Taken all together, the bankers who spoke at the Sanford C. Bernstein Strategic Decisions Conference over the past few days are waiting. They’re waiting for loan growth to come back. They’re waiting for the final rules on various regulatory changes. They’re waiting to see how much capital they’ll have to hold against loans and other investments.
JPMorgan Chase Chairman and CEO Jamie Dimon made it clear, if regulation and capital rules don’t go his way, the customer will pay. He can make up for lost revenue by raising prices on the services he provides. Dimon’s good news: “The new inventory of foreclosures will be lower 12 months from today than it is now.” At least he said the pace of new lending is picking up, and he thought the credit card business might finally see some growth by the end of the year.

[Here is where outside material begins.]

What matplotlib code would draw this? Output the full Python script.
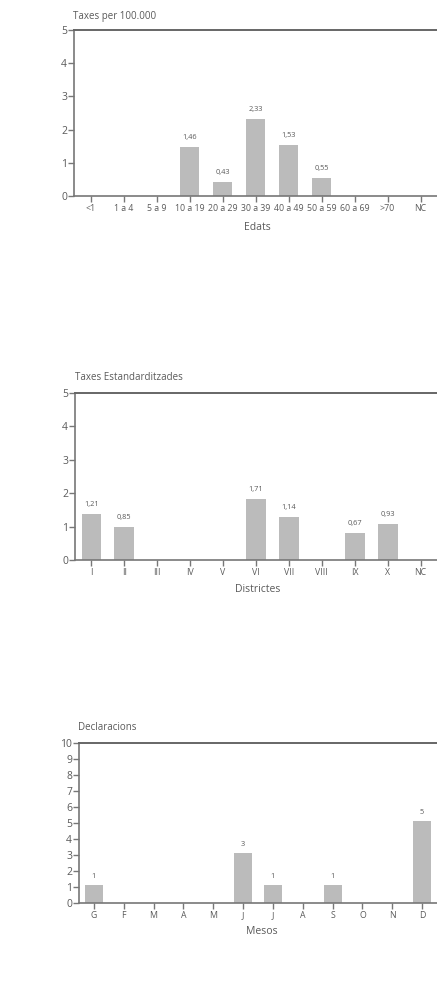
import matplotlib.pyplot as plt
import numpy as np

plt.rcParams['font.family'] = ['Open Sans', 'DejaVu Sans']

edats = ['<1', '1 a 4', '5 a 9', '10 a 19', '20 a 29', '30 a 39', '40 a 49', '50 a 59', '60 a 69', '>70', 'NC']
taxes_edat = [0, 0, 0, 1.47, 0.43, 2.33, 1.53, 0.55, 0, 0, 0]
labels_edat = ['', '', '', '1,46', '0,43', '2,33', '1,53', '0,55', '', '', '']

districtes = ['I', 'II', 'III', 'IV', 'V', 'VI', 'VII', 'VIII', 'IX', 'X', 'NC']
taxes_districte = [1.37, 1.0, 0, 0, 0, 1.83, 1.3, 0, 0.8, 1.07, 0]
labels_districte = ['1,21', '0,85', '', '', '', '1,71', '1,14', '', '0,67', '0,93', '']

mesos = ['G', 'F', 'M', 'A', 'M', 'J', 'J', 'A', 'S', 'O', 'N', 'D']
declaracions = [1.1, 0, 0, 0, 0, 3.1, 1.1, 0, 1.1, 0, 0, 5.1]
labels_mesos = ['1', '', '', '', '', '3', '1', '', '1', '', '', '5']

W, H = 437, 982
BAR = '#bbbbbb'
TXT = '#5a5a5a'

fig = plt.figure(figsize=(W / 100, H / 100), dpi=100)


def panel(left, top, bottom, cats, vals, labels, ymax, title, title_pos, xlabel, xlabel_pos):
    ax = fig.add_axes([left / W, 1 - bottom / H, (W - left) / W, (bottom - top) / H])
    x = np.arange(len(cats))
    ax.bar(x, vals, width=0.6, color=BAR, zorder=2)
    for xx, v, lab in zip(x, vals, labels):
        if lab:
            ax.text(xx, v + ymax * 0.035, lab, ha='center', va='bottom', fontsize=5.3, color=TXT)
    ax.set_xlim(-0.5, len(cats) - 0.5)
    ax.set_ylim(0, ymax)
    ax.set_yticks(range(0, ymax + 1))
    ax.set_xticks(x)
    ax.set_xticklabels(cats)
    ax.spines['right'].set_visible(False)
    ax.spines['top'].set_color('#666666')
    ax.spines['top'].set_linewidth(1.4)
    ax.spines['left'].set_color('#777777')
    ax.spines['left'].set_linewidth(1.2)
    ax.spines['bottom'].set_color('#777777')
    ax.spines['bottom'].set_linewidth(1.2)
    ax.tick_params(axis='y', length=4, width=1, color='#777777', labelsize=7.5, labelcolor=TXT, pad=1)
    ax.tick_params(axis='x', length=4, width=1, color='#777777', labelsize=6.3, labelcolor=TXT, pad=2)
    fig.text(title_pos[0] / W, 1 - title_pos[1] / H, title, fontsize=7, color=TXT, va='center', ha='left')
    fig.text(xlabel_pos[0] / W, 1 - xlabel_pos[1] / H, xlabel, fontsize=7.5, color=TXT, va='center', ha='center')
    return ax


panel(74, 30, 196, edats, taxes_edat, labels_edat, 5,
      'Taxes per 100.000', (73, 16), 'Edats', (257, 227))
panel(75, 393, 560, districtes, taxes_districte, labels_districte, 5,
      'Taxes Estandarditzades', (75, 378), 'Districtes', (258, 590))
panel(79, 743, 903, mesos, declaracions, labels_mesos, 10,
      'Declaracions', (78, 727), 'Mesos', (262, 932))

fig.savefig('out.png', dpi=100)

That’s more than some of his peers could say. Bank of America CEO Brian Moynihan said he thought that new loans wouldn’t be able to counterweigh the effect of letting the bank’s portfolio of bad loans run off at the rate of about $20 billion a year. “But remember it cost us $1.8 billion [in charge offs] in the first quarter, so it's not a bad thing its going away," Moynihan added, referring to the fact that at least the bank is whittling away at its “runoff book”.
"Although it’ll be expensive for (the top four players)… it’ll be better for us than it is for (smaller banks)."
John Stumpf, Chairman and CEO of Wells Fargo also sounded as if loan growth was hard to come by as consumers have shed debt to the tune of $1 trillion and probably would continue to do so for a while. That didn’t phase him, “That doesn’t mean we can’t grow loans in that environment,” Stumpf said.
On the positive side, credit will continue to get better as long as there isn’t a significant bump up in unemployment, Stumpf said. His overall characterization of the recovery: “Bumpy…but on it’s way to improvement.”
It’s not just a mortgage issue in financial services. Saying that regulatory issues would increase the cost of doing business for global financial players, Goldman COO Gary Cohn couldn’t promise that the firm’s return-on-equity would creep above 15 percent. That’s a comedown from the heady days of 2007 when it topped 30 percent.
Cohn addressed the various investigations that Goldman is the object of, saying he thought all the information was already out there. Shortly after he spoke the news broke that the New York District Attorney will be examining Goldman’s actions leading up to the financial crisis.
For all the complaining about how regulation is hurting the business, one banker who sounded unconcerned was James Rohr, Chairman and CEO of PNC . “This regulation is going to hit the top four players differently than it hits us…and I think it lands on smaller banks very heavily,” Rohr said. “Although it’ll be expensive for us…it’ll be better for us than it is for them.”